» **Excerpted data**:

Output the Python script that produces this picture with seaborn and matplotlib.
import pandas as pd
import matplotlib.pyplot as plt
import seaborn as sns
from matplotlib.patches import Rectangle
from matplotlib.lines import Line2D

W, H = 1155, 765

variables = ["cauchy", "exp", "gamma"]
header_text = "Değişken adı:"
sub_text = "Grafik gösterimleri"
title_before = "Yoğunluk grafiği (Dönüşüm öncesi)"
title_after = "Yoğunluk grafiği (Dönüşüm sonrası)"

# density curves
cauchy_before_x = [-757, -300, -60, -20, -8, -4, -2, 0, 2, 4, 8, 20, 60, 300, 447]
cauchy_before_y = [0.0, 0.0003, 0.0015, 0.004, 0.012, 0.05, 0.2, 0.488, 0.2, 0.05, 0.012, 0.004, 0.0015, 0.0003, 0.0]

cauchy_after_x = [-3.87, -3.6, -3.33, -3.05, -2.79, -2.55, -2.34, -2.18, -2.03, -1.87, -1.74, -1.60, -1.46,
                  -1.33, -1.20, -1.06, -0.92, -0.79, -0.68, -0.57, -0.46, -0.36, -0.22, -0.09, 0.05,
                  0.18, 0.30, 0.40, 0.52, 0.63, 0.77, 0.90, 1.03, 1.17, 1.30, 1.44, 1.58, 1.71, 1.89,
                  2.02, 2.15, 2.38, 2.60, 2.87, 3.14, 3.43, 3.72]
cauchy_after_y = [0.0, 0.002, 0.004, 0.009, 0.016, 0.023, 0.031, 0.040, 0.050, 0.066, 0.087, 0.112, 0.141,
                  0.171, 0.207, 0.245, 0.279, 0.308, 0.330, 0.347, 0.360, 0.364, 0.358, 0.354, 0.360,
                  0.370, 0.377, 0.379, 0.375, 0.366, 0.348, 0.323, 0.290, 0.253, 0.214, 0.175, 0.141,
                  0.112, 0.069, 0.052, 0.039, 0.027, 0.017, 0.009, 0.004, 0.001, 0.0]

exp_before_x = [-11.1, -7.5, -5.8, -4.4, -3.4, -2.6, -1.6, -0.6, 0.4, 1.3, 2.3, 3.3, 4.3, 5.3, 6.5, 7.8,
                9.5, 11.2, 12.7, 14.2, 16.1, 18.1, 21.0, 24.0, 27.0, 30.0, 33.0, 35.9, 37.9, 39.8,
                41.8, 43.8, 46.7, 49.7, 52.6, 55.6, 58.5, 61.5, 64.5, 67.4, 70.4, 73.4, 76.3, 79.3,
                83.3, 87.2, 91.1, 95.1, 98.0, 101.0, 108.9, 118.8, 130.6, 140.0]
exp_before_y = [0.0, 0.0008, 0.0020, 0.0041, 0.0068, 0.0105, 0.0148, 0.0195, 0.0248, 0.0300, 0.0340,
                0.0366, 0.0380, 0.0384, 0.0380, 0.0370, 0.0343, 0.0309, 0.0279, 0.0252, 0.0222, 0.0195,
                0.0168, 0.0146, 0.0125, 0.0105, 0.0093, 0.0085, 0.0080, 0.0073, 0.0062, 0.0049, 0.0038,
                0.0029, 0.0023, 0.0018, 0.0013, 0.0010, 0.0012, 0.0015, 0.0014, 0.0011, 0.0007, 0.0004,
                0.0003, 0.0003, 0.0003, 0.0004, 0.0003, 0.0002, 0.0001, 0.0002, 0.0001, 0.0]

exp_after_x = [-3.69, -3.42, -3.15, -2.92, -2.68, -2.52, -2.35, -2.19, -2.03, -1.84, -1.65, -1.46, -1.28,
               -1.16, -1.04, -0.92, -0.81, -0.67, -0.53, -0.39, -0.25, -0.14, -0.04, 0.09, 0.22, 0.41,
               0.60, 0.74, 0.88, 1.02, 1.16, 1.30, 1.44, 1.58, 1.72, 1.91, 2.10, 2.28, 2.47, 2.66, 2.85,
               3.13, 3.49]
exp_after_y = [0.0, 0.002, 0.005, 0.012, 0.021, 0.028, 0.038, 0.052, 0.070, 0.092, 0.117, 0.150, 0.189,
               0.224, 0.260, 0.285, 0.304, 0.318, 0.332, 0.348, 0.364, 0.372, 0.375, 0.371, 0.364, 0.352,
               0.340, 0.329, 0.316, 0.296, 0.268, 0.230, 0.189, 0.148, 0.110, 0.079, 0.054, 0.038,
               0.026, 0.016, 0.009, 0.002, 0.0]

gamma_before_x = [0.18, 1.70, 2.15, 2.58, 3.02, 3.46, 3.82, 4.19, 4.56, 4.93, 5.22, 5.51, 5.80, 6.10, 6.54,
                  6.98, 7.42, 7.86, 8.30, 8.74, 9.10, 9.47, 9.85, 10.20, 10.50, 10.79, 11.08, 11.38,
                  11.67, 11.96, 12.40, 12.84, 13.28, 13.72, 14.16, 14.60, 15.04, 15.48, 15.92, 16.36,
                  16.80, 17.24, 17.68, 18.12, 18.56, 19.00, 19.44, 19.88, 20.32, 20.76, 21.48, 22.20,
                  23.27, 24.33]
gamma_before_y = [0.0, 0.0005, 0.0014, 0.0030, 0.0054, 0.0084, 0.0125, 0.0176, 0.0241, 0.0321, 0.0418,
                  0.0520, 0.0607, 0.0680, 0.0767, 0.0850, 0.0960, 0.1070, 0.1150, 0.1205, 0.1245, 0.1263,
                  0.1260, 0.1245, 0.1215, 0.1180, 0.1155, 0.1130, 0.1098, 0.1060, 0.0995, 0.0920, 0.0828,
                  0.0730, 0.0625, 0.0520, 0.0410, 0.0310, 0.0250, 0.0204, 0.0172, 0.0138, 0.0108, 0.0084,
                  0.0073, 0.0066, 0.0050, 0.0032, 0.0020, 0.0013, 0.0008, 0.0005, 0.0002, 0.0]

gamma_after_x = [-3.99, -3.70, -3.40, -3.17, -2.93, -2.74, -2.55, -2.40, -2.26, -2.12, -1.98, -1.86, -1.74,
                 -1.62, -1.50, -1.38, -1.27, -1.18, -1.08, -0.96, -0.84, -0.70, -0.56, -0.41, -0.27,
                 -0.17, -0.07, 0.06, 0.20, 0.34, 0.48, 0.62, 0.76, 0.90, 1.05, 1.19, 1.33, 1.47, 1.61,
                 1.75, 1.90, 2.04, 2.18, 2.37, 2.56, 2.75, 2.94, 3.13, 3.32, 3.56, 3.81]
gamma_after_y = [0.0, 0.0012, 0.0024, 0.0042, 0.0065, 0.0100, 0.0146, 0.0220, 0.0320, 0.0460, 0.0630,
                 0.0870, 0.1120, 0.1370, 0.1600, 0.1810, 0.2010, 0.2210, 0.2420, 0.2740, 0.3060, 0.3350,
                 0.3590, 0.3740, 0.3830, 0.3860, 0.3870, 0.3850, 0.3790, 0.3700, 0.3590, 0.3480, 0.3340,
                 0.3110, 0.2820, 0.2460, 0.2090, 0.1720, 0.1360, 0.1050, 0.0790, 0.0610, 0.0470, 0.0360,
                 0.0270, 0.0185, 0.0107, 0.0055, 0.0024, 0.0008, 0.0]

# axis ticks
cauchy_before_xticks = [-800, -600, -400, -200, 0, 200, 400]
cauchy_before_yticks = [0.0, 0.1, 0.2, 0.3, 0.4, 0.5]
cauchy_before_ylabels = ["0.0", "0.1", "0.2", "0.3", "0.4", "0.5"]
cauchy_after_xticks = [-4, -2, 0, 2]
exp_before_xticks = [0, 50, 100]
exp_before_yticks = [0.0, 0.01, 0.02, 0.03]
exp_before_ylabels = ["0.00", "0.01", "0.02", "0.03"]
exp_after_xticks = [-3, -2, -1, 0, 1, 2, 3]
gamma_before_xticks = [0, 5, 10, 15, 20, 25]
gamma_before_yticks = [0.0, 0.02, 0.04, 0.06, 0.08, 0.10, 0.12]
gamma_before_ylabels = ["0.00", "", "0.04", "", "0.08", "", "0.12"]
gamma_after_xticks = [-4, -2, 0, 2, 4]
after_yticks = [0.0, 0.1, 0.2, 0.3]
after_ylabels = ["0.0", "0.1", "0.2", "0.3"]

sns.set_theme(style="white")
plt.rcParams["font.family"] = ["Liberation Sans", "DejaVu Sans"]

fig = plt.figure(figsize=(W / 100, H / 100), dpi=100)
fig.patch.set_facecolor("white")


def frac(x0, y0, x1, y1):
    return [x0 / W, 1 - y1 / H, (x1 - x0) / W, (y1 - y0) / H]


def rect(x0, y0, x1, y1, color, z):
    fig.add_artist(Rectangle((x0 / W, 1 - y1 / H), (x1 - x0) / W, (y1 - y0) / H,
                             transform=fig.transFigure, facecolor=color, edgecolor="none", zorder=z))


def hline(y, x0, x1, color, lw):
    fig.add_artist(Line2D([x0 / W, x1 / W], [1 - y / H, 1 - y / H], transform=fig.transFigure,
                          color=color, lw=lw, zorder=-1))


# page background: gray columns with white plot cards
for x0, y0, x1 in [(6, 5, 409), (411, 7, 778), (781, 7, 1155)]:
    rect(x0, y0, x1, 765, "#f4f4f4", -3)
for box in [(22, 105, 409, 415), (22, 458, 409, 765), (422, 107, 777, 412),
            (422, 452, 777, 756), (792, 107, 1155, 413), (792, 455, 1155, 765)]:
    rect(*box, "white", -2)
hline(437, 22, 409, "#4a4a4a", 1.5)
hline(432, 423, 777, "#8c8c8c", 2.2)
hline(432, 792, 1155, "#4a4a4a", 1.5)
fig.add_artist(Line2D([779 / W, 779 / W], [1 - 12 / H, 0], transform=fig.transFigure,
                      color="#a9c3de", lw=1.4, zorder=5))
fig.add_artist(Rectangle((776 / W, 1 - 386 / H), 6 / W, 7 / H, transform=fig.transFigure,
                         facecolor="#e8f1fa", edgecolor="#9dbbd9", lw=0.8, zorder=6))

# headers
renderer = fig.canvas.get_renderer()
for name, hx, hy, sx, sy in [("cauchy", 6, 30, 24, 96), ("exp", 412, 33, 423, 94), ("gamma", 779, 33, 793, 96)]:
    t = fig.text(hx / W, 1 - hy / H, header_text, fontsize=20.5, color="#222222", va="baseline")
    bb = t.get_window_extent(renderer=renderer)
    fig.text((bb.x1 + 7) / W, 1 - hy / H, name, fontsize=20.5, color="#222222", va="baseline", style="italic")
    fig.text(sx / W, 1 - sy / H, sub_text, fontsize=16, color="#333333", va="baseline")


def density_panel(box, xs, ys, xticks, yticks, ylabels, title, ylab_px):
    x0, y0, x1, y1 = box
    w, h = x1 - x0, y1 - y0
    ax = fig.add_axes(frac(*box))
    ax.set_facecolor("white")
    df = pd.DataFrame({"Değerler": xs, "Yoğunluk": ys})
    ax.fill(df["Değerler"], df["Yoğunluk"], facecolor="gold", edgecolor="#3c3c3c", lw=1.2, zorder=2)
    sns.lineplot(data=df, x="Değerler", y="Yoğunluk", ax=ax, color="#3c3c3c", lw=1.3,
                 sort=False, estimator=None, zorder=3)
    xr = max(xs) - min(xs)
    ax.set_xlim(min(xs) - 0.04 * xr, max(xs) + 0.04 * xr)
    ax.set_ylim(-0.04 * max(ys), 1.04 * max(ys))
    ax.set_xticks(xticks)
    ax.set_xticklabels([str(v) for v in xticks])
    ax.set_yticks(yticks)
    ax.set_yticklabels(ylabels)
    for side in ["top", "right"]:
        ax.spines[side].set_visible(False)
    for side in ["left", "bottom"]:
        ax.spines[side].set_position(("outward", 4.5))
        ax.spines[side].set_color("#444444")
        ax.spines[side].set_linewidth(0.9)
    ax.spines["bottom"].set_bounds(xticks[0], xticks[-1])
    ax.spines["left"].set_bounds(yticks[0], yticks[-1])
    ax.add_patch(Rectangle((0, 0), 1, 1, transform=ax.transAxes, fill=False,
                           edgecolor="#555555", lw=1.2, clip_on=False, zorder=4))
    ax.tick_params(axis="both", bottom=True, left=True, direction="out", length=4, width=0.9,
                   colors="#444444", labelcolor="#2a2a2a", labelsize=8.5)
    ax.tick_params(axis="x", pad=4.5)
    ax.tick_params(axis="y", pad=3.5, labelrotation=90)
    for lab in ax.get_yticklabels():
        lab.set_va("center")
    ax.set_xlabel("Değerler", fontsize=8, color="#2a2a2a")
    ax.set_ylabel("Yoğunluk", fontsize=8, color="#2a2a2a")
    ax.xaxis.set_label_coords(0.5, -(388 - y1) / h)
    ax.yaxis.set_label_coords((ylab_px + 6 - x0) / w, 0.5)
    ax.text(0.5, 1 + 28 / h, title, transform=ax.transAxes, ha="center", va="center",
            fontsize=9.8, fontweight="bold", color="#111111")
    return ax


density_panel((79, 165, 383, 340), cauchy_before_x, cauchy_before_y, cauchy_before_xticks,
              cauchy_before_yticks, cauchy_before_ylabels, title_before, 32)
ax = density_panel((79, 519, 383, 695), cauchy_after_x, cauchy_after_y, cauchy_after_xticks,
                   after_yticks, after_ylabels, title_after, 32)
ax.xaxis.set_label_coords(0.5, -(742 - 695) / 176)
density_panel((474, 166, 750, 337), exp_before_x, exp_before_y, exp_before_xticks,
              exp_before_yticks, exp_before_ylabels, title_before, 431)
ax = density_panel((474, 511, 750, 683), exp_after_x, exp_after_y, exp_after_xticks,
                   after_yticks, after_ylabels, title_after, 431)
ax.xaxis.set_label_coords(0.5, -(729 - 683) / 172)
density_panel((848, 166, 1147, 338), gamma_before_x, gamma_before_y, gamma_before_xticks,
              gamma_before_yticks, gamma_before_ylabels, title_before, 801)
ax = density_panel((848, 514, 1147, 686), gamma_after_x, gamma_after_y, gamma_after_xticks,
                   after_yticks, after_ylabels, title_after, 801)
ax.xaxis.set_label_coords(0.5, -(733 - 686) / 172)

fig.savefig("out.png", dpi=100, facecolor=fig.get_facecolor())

* * *

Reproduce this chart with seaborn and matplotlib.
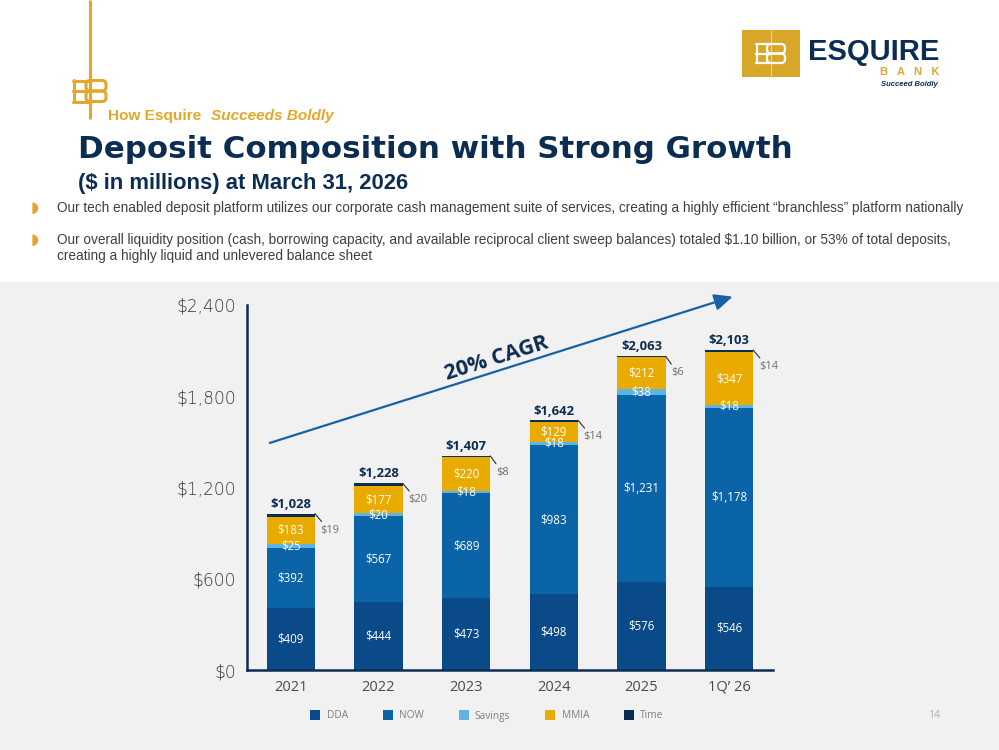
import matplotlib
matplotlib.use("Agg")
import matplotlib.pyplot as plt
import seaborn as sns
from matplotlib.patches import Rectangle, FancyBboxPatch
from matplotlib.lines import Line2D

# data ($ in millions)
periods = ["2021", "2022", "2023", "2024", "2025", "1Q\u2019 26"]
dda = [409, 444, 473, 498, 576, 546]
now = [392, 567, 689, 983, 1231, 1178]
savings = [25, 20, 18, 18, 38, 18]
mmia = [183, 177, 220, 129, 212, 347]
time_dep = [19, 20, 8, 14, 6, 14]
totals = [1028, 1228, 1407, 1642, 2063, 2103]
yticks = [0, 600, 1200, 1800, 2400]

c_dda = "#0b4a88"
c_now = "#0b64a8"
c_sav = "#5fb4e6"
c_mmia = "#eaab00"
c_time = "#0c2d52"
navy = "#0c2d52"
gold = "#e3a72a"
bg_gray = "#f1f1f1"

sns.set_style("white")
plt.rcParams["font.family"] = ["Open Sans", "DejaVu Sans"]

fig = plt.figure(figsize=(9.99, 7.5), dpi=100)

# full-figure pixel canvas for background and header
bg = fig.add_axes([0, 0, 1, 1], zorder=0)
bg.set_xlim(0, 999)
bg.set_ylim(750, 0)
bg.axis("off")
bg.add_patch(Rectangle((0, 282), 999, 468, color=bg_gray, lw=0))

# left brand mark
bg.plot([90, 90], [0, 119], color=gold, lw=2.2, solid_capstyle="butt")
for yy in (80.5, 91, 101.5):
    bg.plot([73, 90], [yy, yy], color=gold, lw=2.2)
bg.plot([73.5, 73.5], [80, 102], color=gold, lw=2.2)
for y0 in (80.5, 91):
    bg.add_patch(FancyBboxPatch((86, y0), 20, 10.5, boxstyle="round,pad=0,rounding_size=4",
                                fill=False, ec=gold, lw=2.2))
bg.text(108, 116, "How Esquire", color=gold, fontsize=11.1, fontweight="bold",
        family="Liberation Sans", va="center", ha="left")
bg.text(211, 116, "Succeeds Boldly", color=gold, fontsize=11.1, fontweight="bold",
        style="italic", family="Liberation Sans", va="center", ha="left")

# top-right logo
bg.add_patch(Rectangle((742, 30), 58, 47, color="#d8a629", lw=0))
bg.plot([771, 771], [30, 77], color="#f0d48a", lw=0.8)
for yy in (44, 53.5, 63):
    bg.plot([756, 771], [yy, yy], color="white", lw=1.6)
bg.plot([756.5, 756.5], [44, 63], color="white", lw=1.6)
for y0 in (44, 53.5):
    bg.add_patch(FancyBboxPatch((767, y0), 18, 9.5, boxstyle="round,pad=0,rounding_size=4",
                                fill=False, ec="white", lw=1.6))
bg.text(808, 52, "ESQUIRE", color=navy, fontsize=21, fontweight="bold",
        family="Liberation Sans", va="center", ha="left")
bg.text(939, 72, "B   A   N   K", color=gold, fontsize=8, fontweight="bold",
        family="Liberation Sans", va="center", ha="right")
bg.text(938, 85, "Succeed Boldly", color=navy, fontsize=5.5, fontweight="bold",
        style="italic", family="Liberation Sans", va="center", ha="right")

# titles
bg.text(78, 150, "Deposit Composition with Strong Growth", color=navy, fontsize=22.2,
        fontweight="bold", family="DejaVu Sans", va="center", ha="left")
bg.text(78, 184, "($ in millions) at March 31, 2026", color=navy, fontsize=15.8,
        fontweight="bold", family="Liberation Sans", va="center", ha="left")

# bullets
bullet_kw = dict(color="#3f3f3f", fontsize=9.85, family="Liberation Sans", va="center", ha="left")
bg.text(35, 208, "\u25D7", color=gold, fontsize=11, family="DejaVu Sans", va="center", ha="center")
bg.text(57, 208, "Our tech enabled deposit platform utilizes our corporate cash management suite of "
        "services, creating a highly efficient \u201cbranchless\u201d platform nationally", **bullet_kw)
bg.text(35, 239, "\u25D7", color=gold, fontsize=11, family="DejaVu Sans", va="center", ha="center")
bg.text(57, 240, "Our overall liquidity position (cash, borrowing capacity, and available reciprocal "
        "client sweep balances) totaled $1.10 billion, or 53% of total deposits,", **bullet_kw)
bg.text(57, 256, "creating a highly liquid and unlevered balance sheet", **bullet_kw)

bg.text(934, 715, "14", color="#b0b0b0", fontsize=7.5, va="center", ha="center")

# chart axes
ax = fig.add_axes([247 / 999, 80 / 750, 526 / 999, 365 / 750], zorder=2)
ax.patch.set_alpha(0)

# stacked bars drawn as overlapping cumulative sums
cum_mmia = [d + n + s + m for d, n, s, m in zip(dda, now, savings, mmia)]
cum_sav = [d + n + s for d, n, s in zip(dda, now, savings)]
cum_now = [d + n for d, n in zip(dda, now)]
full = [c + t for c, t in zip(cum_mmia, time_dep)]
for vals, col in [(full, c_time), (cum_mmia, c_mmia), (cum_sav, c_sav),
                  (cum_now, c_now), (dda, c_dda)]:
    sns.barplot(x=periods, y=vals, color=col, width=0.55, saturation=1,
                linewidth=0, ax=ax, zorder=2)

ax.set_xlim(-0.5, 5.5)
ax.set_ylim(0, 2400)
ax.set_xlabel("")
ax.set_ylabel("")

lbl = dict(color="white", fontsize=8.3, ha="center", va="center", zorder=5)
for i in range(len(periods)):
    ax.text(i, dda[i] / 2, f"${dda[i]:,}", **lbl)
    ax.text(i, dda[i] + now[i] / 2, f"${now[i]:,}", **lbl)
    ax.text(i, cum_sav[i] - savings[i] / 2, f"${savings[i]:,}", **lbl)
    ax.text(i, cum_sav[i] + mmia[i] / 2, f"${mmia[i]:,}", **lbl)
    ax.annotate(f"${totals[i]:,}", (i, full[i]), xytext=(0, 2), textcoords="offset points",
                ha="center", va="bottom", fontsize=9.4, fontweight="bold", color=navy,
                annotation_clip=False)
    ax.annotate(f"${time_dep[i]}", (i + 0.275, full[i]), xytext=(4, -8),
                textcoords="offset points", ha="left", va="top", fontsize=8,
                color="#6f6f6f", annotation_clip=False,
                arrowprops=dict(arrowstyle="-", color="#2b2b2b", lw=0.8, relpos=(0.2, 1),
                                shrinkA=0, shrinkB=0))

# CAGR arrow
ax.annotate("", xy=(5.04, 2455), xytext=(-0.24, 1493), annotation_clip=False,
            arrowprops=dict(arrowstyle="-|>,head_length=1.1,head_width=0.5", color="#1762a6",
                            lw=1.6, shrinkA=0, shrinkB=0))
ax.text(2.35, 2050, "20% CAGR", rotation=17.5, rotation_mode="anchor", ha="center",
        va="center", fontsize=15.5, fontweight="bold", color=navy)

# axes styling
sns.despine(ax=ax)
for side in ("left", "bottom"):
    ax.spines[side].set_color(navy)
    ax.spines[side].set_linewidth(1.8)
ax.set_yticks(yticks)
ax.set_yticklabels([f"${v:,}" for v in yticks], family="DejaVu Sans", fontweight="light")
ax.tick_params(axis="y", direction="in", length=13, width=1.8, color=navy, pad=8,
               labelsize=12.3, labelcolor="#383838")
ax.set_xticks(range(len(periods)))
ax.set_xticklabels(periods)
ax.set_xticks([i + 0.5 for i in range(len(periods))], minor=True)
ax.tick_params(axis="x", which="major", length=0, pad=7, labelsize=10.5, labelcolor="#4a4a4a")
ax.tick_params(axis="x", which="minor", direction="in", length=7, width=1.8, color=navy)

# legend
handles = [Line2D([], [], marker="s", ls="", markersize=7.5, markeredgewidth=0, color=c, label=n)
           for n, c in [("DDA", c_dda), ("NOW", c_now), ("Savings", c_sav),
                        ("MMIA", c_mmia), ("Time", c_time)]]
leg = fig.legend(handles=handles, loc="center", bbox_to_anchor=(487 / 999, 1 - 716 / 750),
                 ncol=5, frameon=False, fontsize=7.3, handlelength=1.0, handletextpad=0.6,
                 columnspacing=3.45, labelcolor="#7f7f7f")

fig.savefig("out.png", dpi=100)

» **What is being asked**: Copy out the listing above from the line containing "Reproduce this chart" to the line containing "bg.add_patch(Rectangle((0, 282), 999, 468, color=bg_gray, lw=0))", both included, exactly as written and minus the images.

» **The result**:
Reproduce this chart with seaborn and matplotlib.
import matplotlib
matplotlib.use("Agg")
import matplotlib.pyplot as plt
import seaborn as sns
from matplotlib.patches import Rectangle, FancyBboxPatch
from matplotlib.lines import Line2D

# data ($ in millions)
periods = ["2021", "2022", "2023", "2024", "2025", "1Q\u2019 26"]
dda = [409, 444, 473, 498, 576, 546]
now = [392, 567, 689, 983, 1231, 1178]
savings = [25, 20, 18, 18, 38, 18]
mmia = [183, 177, 220, 129, 212, 347]
time_dep = [19, 20, 8, 14, 6, 14]
totals = [1028, 1228, 1407, 1642, 2063, 2103]
yticks = [0, 600, 1200, 1800, 2400]

c_dda = "#0b4a88"
c_now = "#0b64a8"
c_sav = "#5fb4e6"
c_mmia = "#eaab00"
c_time = "#0c2d52"
navy = "#0c2d52"
gold = "#e3a72a"
bg_gray = "#f1f1f1"

sns.set_style("white")
plt.rcParams["font.family"] = ["Open Sans", "DejaVu Sans"]

fig = plt.figure(figsize=(9.99, 7.5), dpi=100)

# full-figure pixel canvas for background and header
bg = fig.add_axes([0, 0, 1, 1], zorder=0)
bg.set_xlim(0, 999)
bg.set_ylim(750, 0)
bg.axis("off")
bg.add_patch(Rectangle((0, 282), 999, 468, color=bg_gray, lw=0))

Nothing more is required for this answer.